元々、魚の祖先は淡水、海水で分かれていなかった。当時の水を再現することが山本氏の狙いだ。これに成功すれば、水が貴重な砂漠でさえマグロを養殖できるようになるという。「好適環境水」は病原菌が発生しづらいため、養殖される魚も病気にかかりづらい。そのため抗生物質が不要であり、食べて安心である。しかも病気にかかりづらい環境だということは魚を密集させて飼育できる。これらが相まって、うまくいけばコストをかなり抑えることができるという。

当初、全く水産業関係者から相手にされていなかった山本氏だが、独力で失敗を繰り返しながらも様々な実験を重ね、成果を生み出していく(この様子は別の番組、テレメンタリー2012 動画「砂漠をマグロが泳ぐ日~不思議な水が養殖を変える」に詳しい)。
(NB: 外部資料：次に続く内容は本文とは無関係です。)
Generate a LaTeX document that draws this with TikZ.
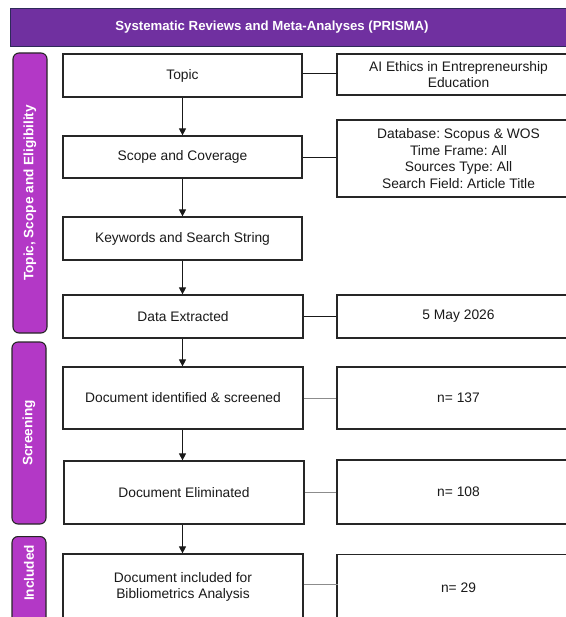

http://v.youku.com/v_show/id_XMzk1NTA2NTU2.html

その成果を認められ、今や岡山理科大学の研究室を任されている。現在、山本氏はトラフグやマグロなどの養殖に尽力している。去年11月には「海を知らない」トラフグを初出荷した。今年6月にはバングラデシュに養殖場を建設し、かの国の食糧危機対策をする予定だという。世界の食糧危機が来る前に成功しないといけない、立ち止まっている暇はない、と山本氏はエネルギッシュだ。こういう人、好きだなぁ。